As industries settle into the new normal, we’ve found that some have adapted better than others. The FinTech sector tends to be more agile than traditional financial services and their focus on tech means that the workforce has been able to transition over to a remote setting with relative ease.
However, as we’re working with people, there will always be human problems. The biggest issue is around wellbeing; people are finding it difficult to separate their professional and personal lives now that they live in their place of work. Lockdown might have saved commuters thousands in travel costs, but the minutes spent travelling have additional benefits; giving workers time to not only prepare for the day ahead of them, but allowing them to wind down before arriving home in the evening.
In a way, it’s no surprise that many of the main issues with working from home are connected to wellbeing. Loneliness, face-to-face collaboration and distractions at home are key contributors to the argument against remote-work. Lack of social interaction in particular has a notable detrimental effect on mental health and although technologies such as Zoom and Facetime cannot completely replace real human interaction, they are certainly useful aids to combat isolation. 
Despite the effects on wellbeing there are many benefits to working from home. Productivity is shown to improve and 40% of people feel the greatest benefit of remote work is the flexible schedule. People who work remotely at least once a month are 24% more likely to be happy and productive. 
The effects of such a shift in lifestyle reach far beyond just that of the individual; having a remote workforce directly impacts business costs. The obvious question is that if your employees are working from home, do you really need a physical office? There are many businesses that have decided to let their leases go as they’ve realised the saving that can be made from staying remote. In fact, fifty of the top UK employers currently have no plan in place to return all staff to the office in a full-time capacity. 

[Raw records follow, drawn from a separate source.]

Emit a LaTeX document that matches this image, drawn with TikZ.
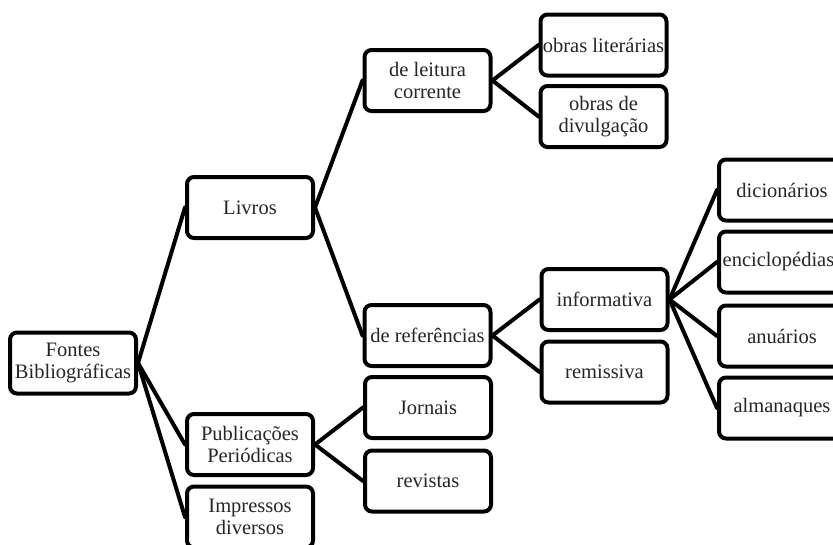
\documentclass[tikz,border=0pt]{standalone}
\usepackage{fontspec}
\setmainfont{Liberation Serif}
\begin{document}
\begin{tikzpicture}[x=1pt,y=-1pt,
  box/.style={draw=black, line width=4pt, rounded corners=7pt, fill=white,
    minimum width=126pt, minimum height=61pt, inner sep=1pt, align=center,
    text=black!85, font=\fontsize{20.5}{22}\selectfont},
  link/.style={line width=4pt, line cap=round}]
\useasboundingbox (0,0) rectangle (833,544);
\clip (0,0) rectangle (833,544);
% level 0
\node[box] (F) at (73,363) {Fontes\\Bibliográficas};
% level 1
\node[box] (L) at (250,207.5) {Livros};
\node[box] (P) at (250,444.5) {Publicações\\Periódicas};
\node[box] (I) at (250,517) {Impressos\\diversos};
% level 2
\node[box] (DLC) at (427.5,80.5) {de leitura\\corrente};
\node[box] (DR) at (427.5,335.5) {de referências};
\node[box] (J) at (428,407.5) {Jornais};
\node[box] (R) at (428,481) {revistas};
% level 3
\node[box] (OL) at (603.5,45) {obras literárias};
\node[box] (OD) at (603.5,116.5) {obras de\\divulgação};
\node[box] (INF) at (604.5,299.5) {informativa};
\node[box] (REM) at (604.5,372) {remissiva};
% level 4 (right column runs past the right edge)
\node[box] (DIC) at (782,190) {dicionários};
\node[box] (ENC) at (782,262) {enciclopédias\hspace*{7pt}};
\node[box] (ANU) at (782,336) {anuários};
\node[box] (ALM) at (782,408) {almanaques};
% connectors: parent's right side to child's left side
\foreach \a/\b in {F/L,F/P,F/I,L/DLC,L/DR,P/J,P/R,DLC/OL,DLC/OD,DR/INF,DR/REM,INF/DIC,INF/ENC,INF/ANU,INF/ALM}
  \draw[link] (\a.east) -- (\b.west);
\end{tikzpicture}
\end{document}
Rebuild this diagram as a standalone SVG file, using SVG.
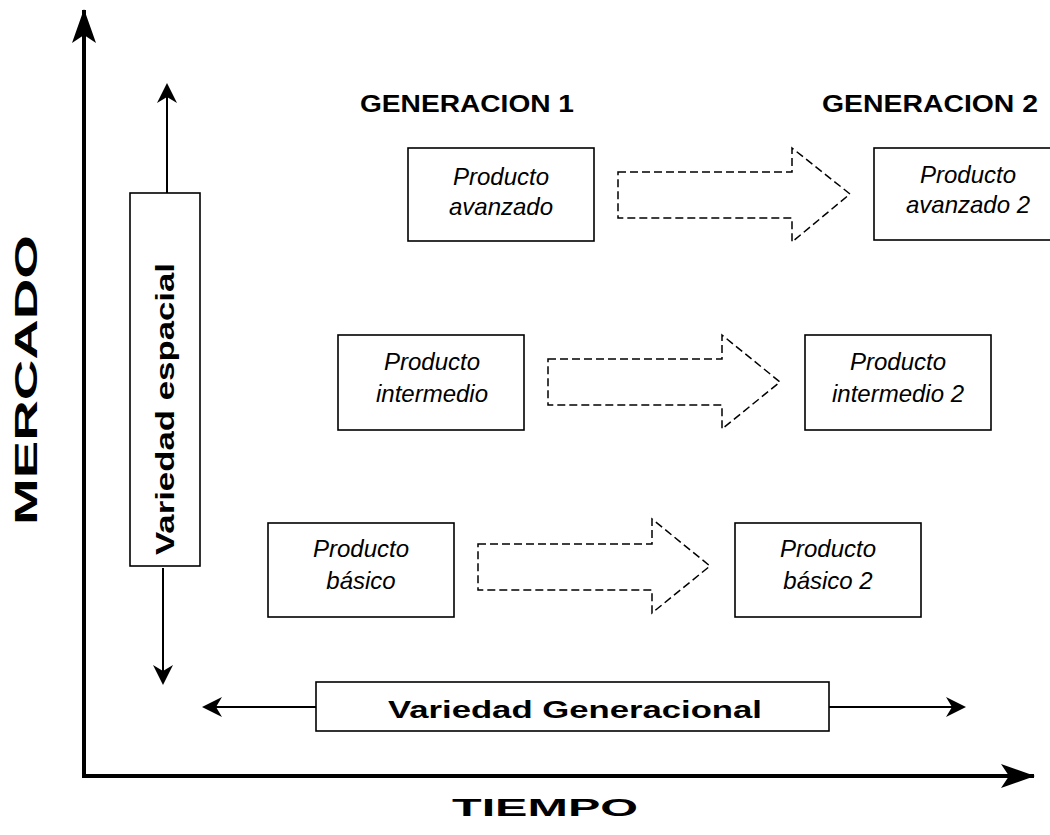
<svg xmlns="http://www.w3.org/2000/svg" width="1050" height="835" viewBox="0 0 1050 835">
<style>
  .box { fill: #fff; stroke: #000; stroke-width: 1.6; }
  .dash { fill: none; stroke: #000; stroke-width: 1.5; stroke-dasharray: 8 4; }
  .axis { stroke: #000; stroke-width: 4; fill: none; }
  .thin { stroke: #000; stroke-width: 2; fill: none; }
  .prod { font-family: "Liberation Sans", Arial, sans-serif; font-style: italic; font-size: 24px; text-anchor: middle; fill: #000; }
  .bold { font-family: "Liberation Sans", Arial, sans-serif; font-weight: bold; fill: #000; }
</style>
<defs>
  <marker id="big" viewBox="0 0 34 24" refX="33" refY="12" markerWidth="34" markerHeight="24" markerUnits="userSpaceOnUse" orient="auto">
    <path d="M0,0 L34,12 L0,24 L8,12 z" fill="#000"/>
  </marker>
  <marker id="small" viewBox="0 0 20 20" refX="18" refY="10" markerWidth="20" markerHeight="20" markerUnits="userSpaceOnUse" orient="auto">
    <path d="M0,0 L20,10 L0,20 L6,10 z" fill="#000"/>
  </marker>
</defs>
<rect width="1050" height="835" fill="#fff"/>

<g id="connectors">
  <line class="axis" x1="84" y1="778" x2="84" y2="10" marker-end="url(#big)"/>
  <line class="axis" x1="82" y1="776" x2="1034" y2="776" marker-end="url(#big)"/>
  <line class="thin" x1="167" y1="193" x2="167" y2="85" marker-end="url(#small)"/>
  <line class="thin" x1="163" y1="568" x2="163" y2="683" marker-end="url(#small)"/>
  <line class="thin" x1="316" y1="707" x2="204" y2="707" marker-end="url(#small)"/>
  <line class="thin" x1="829" y1="707" x2="964" y2="707" marker-end="url(#small)"/>
  <path class="dash" d="M618,172 H792 V148 L850,194 L792,242 V218 H618 Z"/>
  <path class="dash" d="M548,359 H722 V335 L780,382 L722,429 V405 H548 Z"/>
  <path class="dash" d="M478,544 H652 V519 L710,566 L652,613 V590 H478 Z"/>
</g>

<g id="axis-labels">
  <text class="bold" font-size="31" text-anchor="middle" textLength="290" lengthAdjust="spacingAndGlyphs" transform="translate(37,380) rotate(-90)">MERCADO</text>
  <text class="bold" font-size="24" x="452" y="816" textLength="186" lengthAdjust="spacingAndGlyphs">TIEMPO</text>
  <text class="bold" font-size="23" x="360" y="112" textLength="214" lengthAdjust="spacingAndGlyphs">GENERACION 1</text>
  <text class="bold" font-size="23" x="822" y="112" textLength="216" lengthAdjust="spacingAndGlyphs">GENERACION 2</text>
</g>

<g id="variedad-espacial">
  <rect class="box" x="130" y="193" width="70" height="373"/>
  <text class="bold" font-size="26" text-anchor="middle" textLength="292" lengthAdjust="spacingAndGlyphs" transform="translate(174,409) rotate(-90)">Variedad espacial</text>
</g>

<g id="variedad-generacional">
  <rect class="box" x="316" y="682" width="513" height="49"/>
  <text class="bold" font-size="24" x="388" y="718" textLength="374" lengthAdjust="spacingAndGlyphs">Variedad Generacional</text>
</g>

<g id="producto-avanzado">
  <rect class="box" x="408" y="148" width="186" height="93"/>
  <text class="prod" x="501" y="185">Producto</text>
  <text class="prod" x="501" y="215">avanzado</text>
</g>
<g id="producto-avanzado-2">
  <rect class="box" x="874" y="148" width="190" height="92"/>
  <text class="prod" x="968" y="183">Producto</text>
  <text class="prod" x="968" y="213">avanzado 2</text>
</g>
<g id="producto-intermedio">
  <rect class="box" x="338" y="335" width="186" height="95"/>
  <text class="prod" x="432" y="370">Producto</text>
  <text class="prod" x="432" y="402">intermedio</text>
</g>
<g id="producto-intermedio-2">
  <rect class="box" x="805" y="335" width="186" height="95"/>
  <text class="prod" x="898" y="370">Producto</text>
  <text class="prod" x="898" y="402">intermedio 2</text>
</g>
<g id="producto-basico">
  <rect class="box" x="268" y="523" width="186" height="94"/>
  <text class="prod" x="361" y="557">Producto</text>
  <text class="prod" x="361" y="589">básico</text>
</g>
<g id="producto-basico-2">
  <rect class="box" x="735" y="523" width="186" height="94"/>
  <text class="prod" x="828" y="557">Producto</text>
  <text class="prod" x="828" y="589">básico 2</text>
</g>
</svg>
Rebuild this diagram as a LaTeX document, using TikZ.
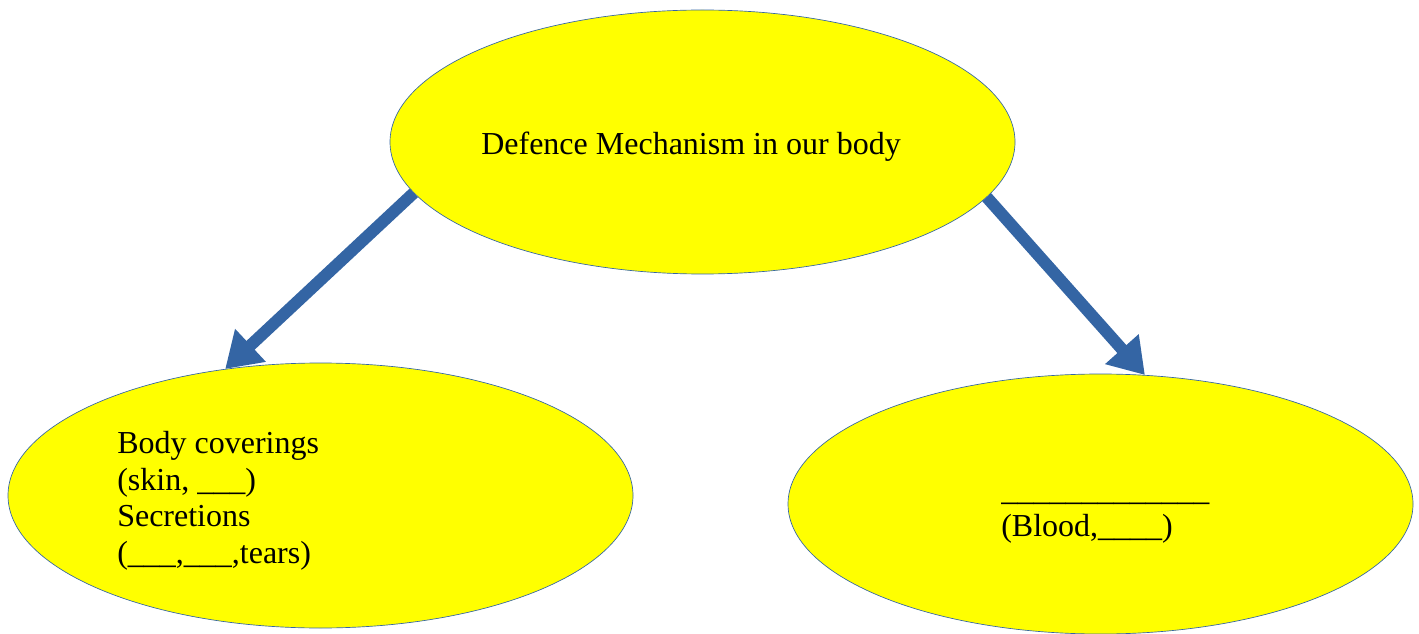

Equally, with the public working from home, things have been rocky for high street business including traditional banks. Digital banks such as Revolut and Monzo already have the infrastructure in place to cater to customers from home. Traditional banks have had to adapt quickly or risk ongoing branch closure.
Alexandra Frean, Starling Bank’s Head of Corporate Affairs, believes that a flexible working blend is the best approach for any business. Starling are ‘trialing a split system of A and B teams working remotely during alternate periods’, keeping the business running smoothly, with less interruption. 
Overall, working from home has been an option that many people have enjoyed over lockdown and that has been embraced by companies that have strived to continue as normal during a very not normal situation. 60% of people thinking they work best at home, and 77% of employees say that the possibility of remote work is a great incentive to join a company. Taking into account the issues with wellbeing, finding a flexible blend of remote and in-office working seems to be the best solution for forward-thinking businesses that want a more productive, happier workforce.